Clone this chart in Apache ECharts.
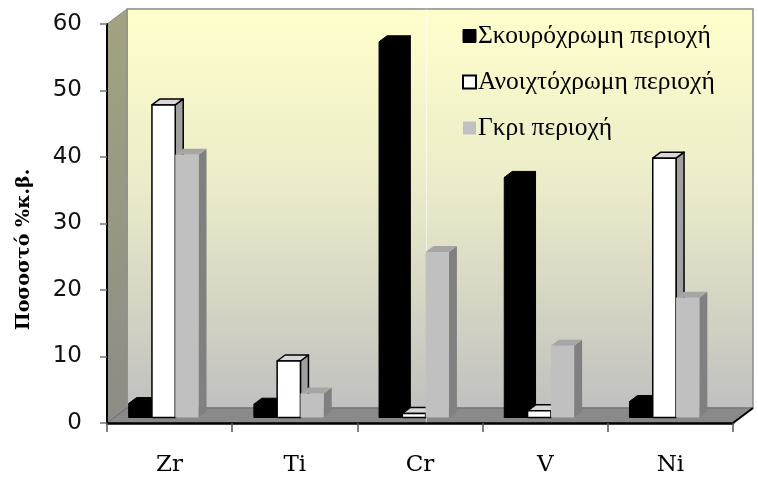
<!DOCTYPE html>
<html>
<head>
<meta charset="utf-8">
<script src="https://cdn.jsdelivr.net/npm/echarts@6/dist/echarts.min.js"></script>
<style>
  html, body { margin: 0; padding: 0; background: #ffffff; }
  #chart { width: 758px; height: 477px; }
</style>
</head>
<body>
<div id="chart"></div>
<script>
// Elements analysed
const categories = ['Zr', 'Ti', 'Cr', 'V', 'Ni'];

// Percentage by weight for each region
const seriesNames = ['Σκουρόχρωμη περιοχή', 'Ανοιχτόχρωμη περιοχή', 'Γκρι περιοχή'];
const darkRegion  = [2.1, 2.0, 56.5, 36.1, 2.4];
const lightRegion = [47.0, 8.5, 0.6, 1.0, 39.0];
const greyRegion  = [39.5, 3.6, 24.9, 10.8, 18.0];

// Value axis ticks
const yTicks = [0, 10, 20, 30, 40, 50, 60];

// Pseudo-3D look
const WALL_DX = 20, WALL_DY = -15;     // depth of the walls / floor
const BAR_DX = 8, BAR_DY = -6;         // depth of each column
const BAR_LIFT = -5.5;                 // columns stand a little back on the floor
const BAR_RATIO = 0.186;               // column width as share of a category
const GROUP_SHIFT = -0.048;            // group offset as share of a category
const LEGEND_EDGE = 0.51;              // faint edge of the legend frame, share of plot width

const palettes = [
  { front: '#000000', top: '#000000', side: '#000000', stroke: '#000000', lw: 1 },
  { front: '#ffffff', top: '#d8d8d8', side: '#a0a0a0', stroke: '#000000', lw: 1.5 },
  { front: '#c0c0c0', top: '#a6a6a6', side: '#808080', stroke: null, lw: 0 }
];

function renderWalls(params, api) {
  const cs = params.coordSys;
  const x0 = cs.x, y0 = cs.y, x1 = cs.x + cs.width, y1 = cs.y + cs.height;
  const dx = WALL_DX, dy = WALL_DY;
  const xe = Math.round(x0 + cs.width * LEGEND_EDGE) + 0.5;
  return {
    type: 'group',
    silent: true,
    children: [
      { // back wall
        type: 'polygon',
        shape: { points: [[x0 + dx, y0 + dy], [x1 + dx, y0 + dy], [x1 + dx, y1 + dy], [x0 + dx, y1 + dy]] },
        style: {
          fill: new echarts.graphic.LinearGradient(0, 0, 0, 1, [
            { offset: 0, color: '#ffffcc' },
            { offset: 0.45, color: '#ebebc9' },
            { offset: 1, color: '#c0c0c0' }
          ]),
          stroke: '#8a8a8a', lineWidth: 1.5
        }
      },
      { // left side wall
        type: 'polygon',
        shape: { points: [[x0, y0], [x0 + dx, y0 + dy], [x0 + dx, y1 + dy], [x0, y1]] },
        style: {
          fill: new echarts.graphic.LinearGradient(0, 0, 0, 1, [
            { offset: 0, color: '#a3a382' },
            { offset: 1, color: '#8c8c86' }
          ]),
          stroke: '#8a8a8a', lineWidth: 1
        }
      },
      { // floor
        type: 'polygon',
        shape: { points: [[x0, y1], [x0 + dx, y1 + dy], [x1 + dx, y1 + dy], [x1, y1]] },
        style: { fill: '#8a8a8a', stroke: '#6e6e6e', lineWidth: 1 }
      },
      { // faint frame edge across the wall
        type: 'line',
        shape: { x1: xe, y1: y0 + dy, x2: xe, y2: y1 },
        style: { stroke: 'rgba(255,255,255,0.55)', lineWidth: 1 }
      },
      { // right edge of the floor
        type: 'line',
        shape: { x1: x1, y1: y1, x2: x1 + dx, y2: y1 + dy },
        style: { stroke: '#000000', lineWidth: 2 }
      }
    ]
  };
}

function renderColumn(params, api) {
  const s = params.seriesIndex - 1;
  const pal = palettes[s];
  const cat = api.value(0);
  const val = api.value(1);
  const base = api.coord([cat, 0]);
  const top = api.coord([cat, val]);
  const catW = api.size([1, 0])[0];
  const w = catW * BAR_RATIO;
  const x0 = base[0] + GROUP_SHIFT * catW - 1.5 * w + s * w;
  const yb = base[1] + BAR_LIFT;
  const yt = top[1] + BAR_LIFT;
  const stroke = pal.stroke;
  const st = (fill) => stroke
    ? { fill: fill, stroke: stroke, lineWidth: pal.lw, lineJoin: 'round' }
    : { fill: fill };
  return {
    type: 'group',
    children: [
      { type: 'polygon', shape: { points: [[x0 + w, yt], [x0 + w + BAR_DX, yt + BAR_DY], [x0 + w + BAR_DX, yb + BAR_DY], [x0 + w, yb]] }, style: st(pal.side) },
      { type: 'polygon', shape: { points: [[x0, yt], [x0 + BAR_DX, yt + BAR_DY], [x0 + w + BAR_DX, yt + BAR_DY], [x0 + w, yt]] }, style: st(pal.top) },
      { type: 'rect', shape: { x: x0, y: yt, width: w, height: yb - yt }, style: st(pal.front) }
    ]
  };
}

const columnData = [darkRegion, lightRegion, greyRegion];

const chart = echarts.init(document.getElementById('chart'), null, { renderer: 'canvas' });

chart.setOption({
  backgroundColor: '#ffffff',
  animation: false,
  grid: { left: 107, right: 25, top: 24, bottom: 52 },
  legend: {
    orient: 'vertical',
    left: 457,
    top: 18,
    itemWidth: 13,
    itemHeight: 13,
    itemGap: 20,
    icon: 'rect',
    textStyle: { fontFamily: 'Liberation Serif', fontSize: 25.5, color: '#000000', padding: [0, 0, 0, -3] },
    data: [
      { name: seriesNames[0], itemStyle: { color: '#000000', borderColor: '#000000', borderWidth: 1 } },
      { name: seriesNames[1], itemStyle: { color: '#ffffff', borderColor: '#000000', borderWidth: 2 } },
      { name: seriesNames[2], itemStyle: { color: '#c0c0c0', borderWidth: 0 } }
    ]
  },
  xAxis: {
    type: 'category',
    data: categories,
    z: 5,
    axisLine: { lineStyle: { color: '#000000', width: 2.5 } },
    axisTick: { show: true, length: 9, lineStyle: { color: '#555555', width: 1.5 } },
    axisLabel: { fontFamily: 'DejaVu Serif', fontSize: 23, color: '#000000', margin: 31 },
    splitLine: { show: false }
  },
  yAxis: {
    type: 'value',
    min: yTicks[0],
    max: yTicks[yTicks.length - 1],
    interval: 10,
    z: 5,
    name: 'Ποσοστό %κ.β.',
    nameLocation: 'middle',
    nameRotate: 90,
    nameGap: 73,
    nameTextStyle: {
      fontFamily: 'DejaVu Serif', fontWeight: 'bold', fontSize: 19, color: '#000000',
      padding: [0, 52, 0, 0]
    },
    axisLine: { show: true, lineStyle: { color: '#000000', width: 2 } },
    axisTick: { show: true, length: 7, lineStyle: { color: '#777777', width: 1.5 } },
    axisLabel: { fontFamily: 'DejaVu Sans', fontSize: 23, color: '#111111', margin: 25 },
    splitLine: { show: false }
  },
  series: [
    {
      type: 'custom',
      name: '__walls',
      silent: true,
      z: 1,
      renderItem: renderWalls,
      data: [[0, 0]]
    }
  ].concat(columnData.map((vals, i) => ({
    type: 'custom',
    name: seriesNames[i],
    z: 3,
    itemStyle: { color: palettes[i].front },
    encode: { x: 0, y: 1 },
    renderItem: renderColumn,
    data: vals.map((v, k) => [k, v])
  })))
});
</script>
</body>
</html>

Description of the task: All of the lines above should be printed exactly, minus the pictures.

Task result:
Clone this chart in Apache ECharts.
<!DOCTYPE html>
<html>
<head>
<meta charset="utf-8">
<script src="https://cdn.jsdelivr.net/npm/echarts@6/dist/echarts.min.js"></script>
<style>
  html, body { margin: 0; padding: 0; background: #ffffff; }
  #chart { width: 758px; height: 477px; }
</style>
</head>
<body>
<div id="chart"></div>
<script>
// Elements analysed
const categories = ['Zr', 'Ti', 'Cr', 'V', 'Ni'];

// Percentage by weight for each region
const seriesNames = ['Σκουρόχρωμη περιοχή', 'Ανοιχτόχρωμη περιοχή', 'Γκρι περιοχή'];
const darkRegion  = [2.1, 2.0, 56.5, 36.1, 2.4];
const lightRegion = [47.0, 8.5, 0.6, 1.0, 39.0];
const greyRegion  = [39.5, 3.6, 24.9, 10.8, 18.0];

// Value axis ticks
const yTicks = [0, 10, 20, 30, 40, 50, 60];

// Pseudo-3D look
const WALL_DX = 20, WALL_DY = -15;     // depth of the walls / floor
const BAR_DX = 8, BAR_DY = -6;         // depth of each column
const BAR_LIFT = -5.5;                 // columns stand a little back on the floor
const BAR_RATIO = 0.186;               // column width as share of a category
const GROUP_SHIFT = -0.048;            // group offset as share of a category
const LEGEND_EDGE = 0.51;              // faint edge of the legend frame, share of plot width

const palettes = [
  { front: '#000000', top: '#000000', side: '#000000', stroke: '#000000', lw: 1 },
  { front: '#ffffff', top: '#d8d8d8', side: '#a0a0a0', stroke: '#000000', lw: 1.5 },
  { front: '#c0c0c0', top: '#a6a6a6', side: '#808080', stroke: null, lw: 0 }
];

function renderWalls(params, api) {
  const cs = params.coordSys;
  const x0 = cs.x, y0 = cs.y, x1 = cs.x + cs.width, y1 = cs.y + cs.height;
  const dx = WALL_DX, dy = WALL_DY;
  const xe = Math.round(x0 + cs.width * LEGEND_EDGE) + 0.5;
  return {
    type: 'group',
    silent: true,
    children: [
      { // back wall
        type: 'polygon',
        shape: { points: [[x0 + dx, y0 + dy], [x1 + dx, y0 + dy], [x1 + dx, y1 + dy], [x0 + dx, y1 + dy]] },
        style: {
          fill: new echarts.graphic.LinearGradient(0, 0, 0, 1, [
            { offset: 0, color: '#ffffcc' },
            { offset: 0.45, color: '#ebebc9' },
            { offset: 1, color: '#c0c0c0' }
          ]),
          stroke: '#8a8a8a', lineWidth: 1.5
        }
      },
      { // left side wall
        type: 'polygon',
        shape: { points: [[x0, y0], [x0 + dx, y0 + dy], [x0 + dx, y1 + dy], [x0, y1]] },
        style: {
          fill: new echarts.graphic.LinearGradient(0, 0, 0, 1, [
            { offset: 0, color: '#a3a382' },
            { offset: 1, color: '#8c8c86' }
          ]),
          stroke: '#8a8a8a', lineWidth: 1
        }
      },
      { // floor
        type: 'polygon',
        shape: { points: [[x0, y1], [x0 + dx, y1 + dy], [x1 + dx, y1 + dy], [x1, y1]] },
        style: { fill: '#8a8a8a', stroke: '#6e6e6e', lineWidth: 1 }
      },
      { // faint frame edge across the wall
        type: 'line',
        shape: { x1: xe, y1: y0 + dy, x2: xe, y2: y1 },
        style: { stroke: 'rgba(255,255,255,0.55)', lineWidth: 1 }
      },
      { // right edge of the floor
        type: 'line',
        shape: { x1: x1, y1: y1, x2: x1 + dx, y2: y1 + dy },
        style: { stroke: '#000000', lineWidth: 2 }
      }
    ]
  };
}

function renderColumn(params, api) {
  const s = params.seriesIndex - 1;
  const pal = palettes[s];
  const cat = api.value(0);
  const val = api.value(1);
  const base = api.coord([cat, 0]);
  const top = api.coord([cat, val]);
  const catW = api.size([1, 0])[0];
  const w = catW * BAR_RATIO;
  const x0 = base[0] + GROUP_SHIFT * catW - 1.5 * w + s * w;
  const yb = base[1] + BAR_LIFT;
  const yt = top[1] + BAR_LIFT;
  const stroke = pal.stroke;
  const st = (fill) => stroke
    ? { fill: fill, stroke: stroke, lineWidth: pal.lw, lineJoin: 'round' }
    : { fill: fill };
  return {
    type: 'group',
    children: [
      { type: 'polygon', shape: { points: [[x0 + w, yt], [x0 + w + BAR_DX, yt + BAR_DY], [x0 + w + BAR_DX, yb + BAR_DY], [x0 + w, yb]] }, style: st(pal.side) },
      { type: 'polygon', shape: { points: [[x0, yt], [x0 + BAR_DX, yt + BAR_DY], [x0 + w + BAR_DX, yt + BAR_DY], [x0 + w, yt]] }, style: st(pal.top) },
      { type: 'rect', shape: { x: x0, y: yt, width: w, height: yb - yt }, style: st(pal.front) }
    ]
  };
}

const columnData = [darkRegion, lightRegion, greyRegion];

const chart = echarts.init(document.getElementById('chart'), null, { renderer: 'canvas' });

chart.setOption({
  backgroundColor: '#ffffff',
  animation: false,
  grid: { left: 107, right: 25, top: 24, bottom: 52 },
  legend: {
    orient: 'vertical',
    left: 457,
    top: 18,
    itemWidth: 13,
    itemHeight: 13,
    itemGap: 20,
    icon: 'rect',
    textStyle: { fontFamily: 'Liberation Serif', fontSize: 25.5, color: '#000000', padding: [0, 0, 0, -3] },
    data: [
      { name: seriesNames[0], itemStyle: { color: '#000000', borderColor: '#000000', borderWidth: 1 } },
      { name: seriesNames[1], itemStyle: { color: '#ffffff', borderColor: '#000000', borderWidth: 2 } },
      { name: seriesNames[2], itemStyle: { color: '#c0c0c0', borderWidth: 0 } }
    ]
  },
  xAxis: {
    type: 'category',
    data: categories,
    z: 5,
    axisLine: { lineStyle: { color: '#000000', width: 2.5 } },
    axisTick: { show: true, length: 9, lineStyle: { color: '#555555', width: 1.5 } },
    axisLabel: { fontFamily: 'DejaVu Serif', fontSize: 23, color: '#000000', margin: 31 },
    splitLine: { show: false }
  },
  yAxis: {
    type: 'value',
    min: yTicks[0],
    max: yTicks[yTicks.length - 1],
    interval: 10,
    z: 5,
    name: 'Ποσοστό %κ.β.',
    nameLocation: 'middle',
    nameRotate: 90,
    nameGap: 73,
    nameTextStyle: {
      fontFamily: 'DejaVu Serif', fontWeight: 'bold', fontSize: 19, color: '#000000',
      padding: [0, 52, 0, 0]
    },
    axisLine: { show: true, lineStyle: { color: '#000000', width: 2 } },
    axisTick: { show: true, length: 7, lineStyle: { color: '#777777', width: 1.5 } },
    axisLabel: { fontFamily: 'DejaVu Sans', fontSize: 23, color: '#111111', margin: 25 },
    splitLine: { show: false }
  },
  series: [
    {
      type: 'custom',
      name: '__walls',
      silent: true,
      z: 1,
      renderItem: renderWalls,
      data: [[0, 0]]
    }
  ].concat(columnData.map((vals, i) => ({
    type: 'custom',
    name: seriesNames[i],
    z: 3,
    itemStyle: { color: palettes[i].front },
    encode: { x: 0, y: 1 },
    renderItem: renderColumn,
    data: vals.map((v, k) => [k, v])
  })))
});
</script>
</body>
</html>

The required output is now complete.